Gleichzeitig verweist Wiener Wohnen auf die langfristigen Ziele des Projekts: Die bestehenden Häuser werden energetisch umfassend saniert, der Heizwärmebedarf sinkt um rund 50 Prozent, es werden Aufzüge eingebaut und außenliegende Jalousien sollen besseren Hitzeschutz bieten.
"Das Ziel ist, den Gemeindebau nicht nur zu erhalten, sondern fit für die Zukunft zu machen – ökologisch, funktional und sozial", so Daxböck. Der Neubau werde architektonisch so geplant, dass er sich in das bestehende Ensemble einfüge und auf die Bestandsbauten Rücksicht nehme.
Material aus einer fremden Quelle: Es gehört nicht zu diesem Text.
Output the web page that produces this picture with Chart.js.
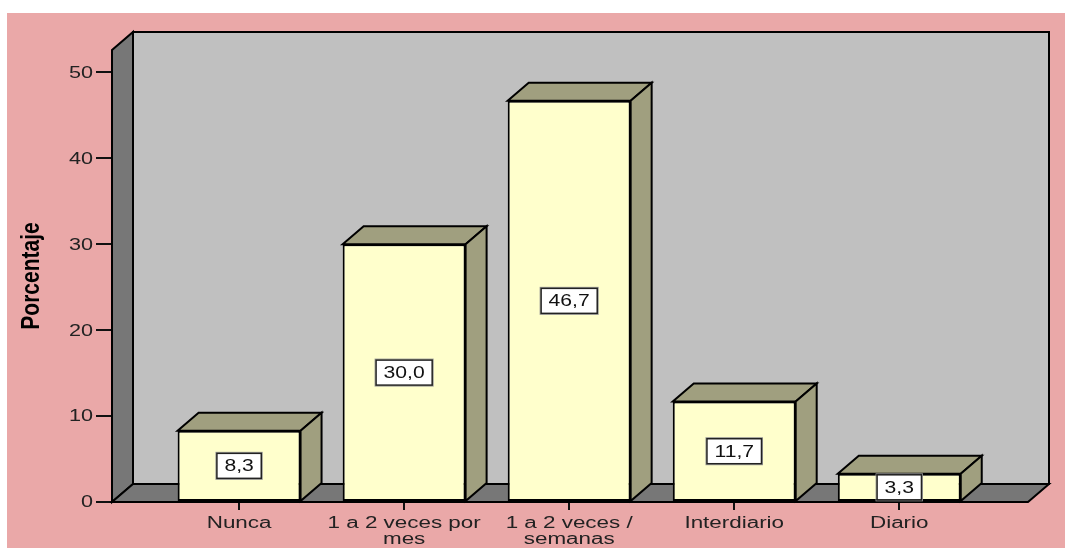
<!DOCTYPE html>
<html>
<head>
<meta charset="utf-8">
<title>Porcentaje</title>
<script src="https://cdn.jsdelivr.net/npm/chart.js@4.4.1/dist/chart.umd.min.js"></script>
<style>
  html, body { margin: 0; padding: 0; background: #fff; }
  #wrap { position: absolute; left: 7px; top: 13px; width: 1058px; height: 535px; background: #EAA8A8; }
  #chart { display: block; }
</style>
</head>
<body>
<div id="wrap"><canvas id="chart" width="1058" height="535"></canvas></div>
<script>
const categories = [['Nunca'], ['1 a 2 veces por', 'mes'], ['1 a 2 veces /', 'semanas'], ['Interdiario'], ['Diario']];
const percentages = [8.3, 30.0, 46.7, 11.7, 3.3];
const yTicks = [0, 10, 20, 30, 40, 50];
const yMax = 52.6;

const FONT = "'Liberation Sans', Arial, sans-serif";
const depth = { dx: 21, dy: 18 };

// text in this chart is drawn a bit wider than the font's natural width
function wideText(ctx, text, x, y, align, sx) {
    ctx.save();
    ctx.translate(x, y);
    ctx.scale(sx, 1);
    ctx.textAlign = align;
    ctx.fillText(text, 0, 0);
    ctx.restore();
}

function poly(ctx, pts, fill) {
    ctx.beginPath();
    ctx.moveTo(pts[0][0], pts[0][1]);
    for (let i = 1; i < pts.length; i++) ctx.lineTo(pts[i][0], pts[i][1]);
    ctx.closePath();
    ctx.fillStyle = fill;
    ctx.fill();
    ctx.stroke();
}

const box3d = {
    id: 'box3d',
    beforeDatasetsDraw(chart) {
        const { ctx, chartArea: a } = chart;
        const { dx, dy } = depth;
        ctx.save();
        ctx.strokeStyle = '#000';
        ctx.lineWidth = 2;
        // back wall
        poly(ctx, [[a.left + dx, a.top - dy], [a.right + dx, a.top - dy], [a.right + dx, a.bottom - dy], [a.left + dx, a.bottom - dy]], '#C0C0C0');
        // side wall
        poly(ctx, [[a.left, a.top], [a.left + dx, a.top - dy], [a.left + dx, a.bottom - dy], [a.left, a.bottom]], '#777777');
        // floor
        poly(ctx, [[a.left, a.bottom], [a.right, a.bottom], [a.right + dx, a.bottom - dy], [a.left + dx, a.bottom - dy]], '#777777');
        ctx.restore();
    },
    afterDatasetsDraw(chart) {
        const { ctx } = chart;
        const { dx, dy } = depth;
        const bars = chart.getDatasetMeta(0).data;
        ctx.save();
        ctx.strokeStyle = '#000';
        ctx.lineWidth = 2;
        bars.forEach(bar => {
            const p = bar.getProps(['x', 'y', 'base', 'width'], true);
            const x0 = p.x - p.width / 2, x1 = p.x + p.width / 2;
            poly(ctx, [[x0, p.y], [x1, p.y], [x1 + dx, p.y - dy], [x0 + dx, p.y - dy]], '#A09F7F');
            poly(ctx, [[x1, p.y], [x1 + dx, p.y - dy], [x1 + dx, p.base - dy], [x1, p.base]], '#A09F7F');
        });
        // value boxes on the front faces
        ctx.font = '16px ' + FONT;
        ctx.textBaseline = 'middle';
        bars.forEach((bar, i) => {
            const p = bar.getProps(['x', 'y', 'base'], true);
            const txt = percentages[i].toFixed(1).replace('.', ',');
            const sx = 1.32;
            const w = ctx.measureText(txt).width * sx + 15;
            const h = 25;
            const cy = (p.y + p.base) / 2;
            ctx.fillStyle = '#fff';
            ctx.fillRect(p.x - w / 2, cy - h / 2, w, h);
            ctx.lineWidth = 1;
            ctx.strokeStyle = '#999';
            ctx.strokeRect(p.x - w / 2 - 1, cy - h / 2 - 1, w + 2, h + 2);
            ctx.lineWidth = 1.5;
            ctx.strokeStyle = '#222';
            ctx.strokeRect(p.x - w / 2, cy - h / 2, w, h);
            ctx.fillStyle = '#111';
            wideText(ctx, txt, p.x, cy + 1, 'center', sx);
        });
        ctx.restore();
    },
    afterDraw(chart) {
        const { ctx, chartArea: a } = chart;
        const xs = chart.scales.x, ys = chart.scales.y;
        ctx.save();
        ctx.fillStyle = '#222';
        ctx.font = '16px ' + FONT;
        ctx.textBaseline = 'middle';
        yTicks.forEach(v => {
            wideText(ctx, String(v), a.left - 19, ys.getPixelForValue(v) + 1, 'right', 1.35);
        });
        ctx.textBaseline = 'alphabetic';
        categories.forEach((lines, i) => {
            const x = xs.getPixelForValue(i);
            lines.forEach((ln, k) => {
                wideText(ctx, ln, x, a.bottom + 26 + k * 16, 'center', 1.4);
            });
        });
        // axis title
        ctx.fillStyle = '#000';
        ctx.font = 'bold 21px ' + FONT;
        ctx.textBaseline = 'middle';
        ctx.translate(25, (a.top + a.bottom) / 2);
        ctx.rotate(-Math.PI / 2);
        ctx.scale(1, 1.2);
        ctx.textAlign = 'center';
        ctx.fillText('Porcentaje', 0, 0);
        ctx.restore();
    }
};

new Chart(document.getElementById('chart'), {
    type: 'bar',
    data: {
        datasets: [{
            label: 'Porcentaje',
            data: percentages.map((v, i) => ({ x: i, y: v })),
            backgroundColor: '#FFFFCC',
            borderColor: '#000',
            borderWidth: 2,
            borderSkipped: false,
            barPercentage: 0.745,
            categoryPercentage: 1
        }]
    },
    options: {
        responsive: false,
        animation: false,
        events: [],
        layout: { padding: { top: 37, right: 37, left: 0, bottom: 0 } },
        plugins: {
            legend: { display: false },
            tooltip: { enabled: false }
        },
        scales: {
            x: {
                type: 'linear',
                min: -0.77,
                max: 4.78,
                offset: false,
                afterBuildTicks: s => { s.ticks = categories.map((c, i) => ({ value: i })); },
                afterFit: s => { s.height = 46; },
                ticks: { color: 'rgba(0,0,0,0)', includeBounds: false },
                grid: { offset: false, drawOnChartArea: false, drawTicks: true, tickLength: 8, color: '#111', lineWidth: 2 },
                border: { display: false }
            },
            y: {
                min: 0,
                max: yMax,
                afterBuildTicks: s => { s.ticks = yTicks.map(v => ({ value: v })); },
                afterFit: s => { s.width = 105; },
                ticks: { color: 'rgba(0,0,0,0)', includeBounds: false },
                grid: { drawOnChartArea: false, drawTicks: true, tickLength: 16, color: '#111', lineWidth: 2 },
                border: { display: false }
            }
        }
    },
    plugins: [box3d]
});
</script>
</body>
</html>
Für jene Bäume am Rand des Parkplatzes, der bebaut werden soll, und die deshalb weichen müssen, werden deutlich mehr Ersatzbäume in der der Siedlung gepflanzt.
Auch die Kritik am Parkplatz versteht man: "Der derzeitige Zustand ist nicht ideal – mit der neuen Tiefgarage entsteht eine bessere Lösung, auch wenn es vorübergehend Einschränkungen geben wird." Die Bauarbeiten erfolgen schrittweise, die Firmen seien angehalten, möglichst rücksichtsvoll zu arbeiten. "Wir wissen, dass Bauphasen belastend sein können. Deshalb ist uns wichtig, die Mieterinnen und Mieter gut zu begleiten – mit klarer Information und direkter Ansprechbarkeit", so die Sprecherin. Für eine neue Gemeindewohnung sei – wie überall in Wien – ein gültiges Wohnticket erforderlich.
Die FPÖ bleibt bei ihrer Linie: keine Bauverdichtung ohne echte Mitsprache. Krauss fordert ein Moratorium für Bauprojekte dieser Art in bewohnten Gemeindebauten. Auch Anwohner wünschen sich mehr Einbindung.
Wiener Wohnen sieht das anders: "Es ist verständlich, dass sich viele Menschen bei größeren Veränderungen Sorgen machen. Aber wir sind überzeugt, dass dieses Projekt langfristig zur Verbesserung der Wohnqualität beiträgt – für jetzige und künftige Generationen."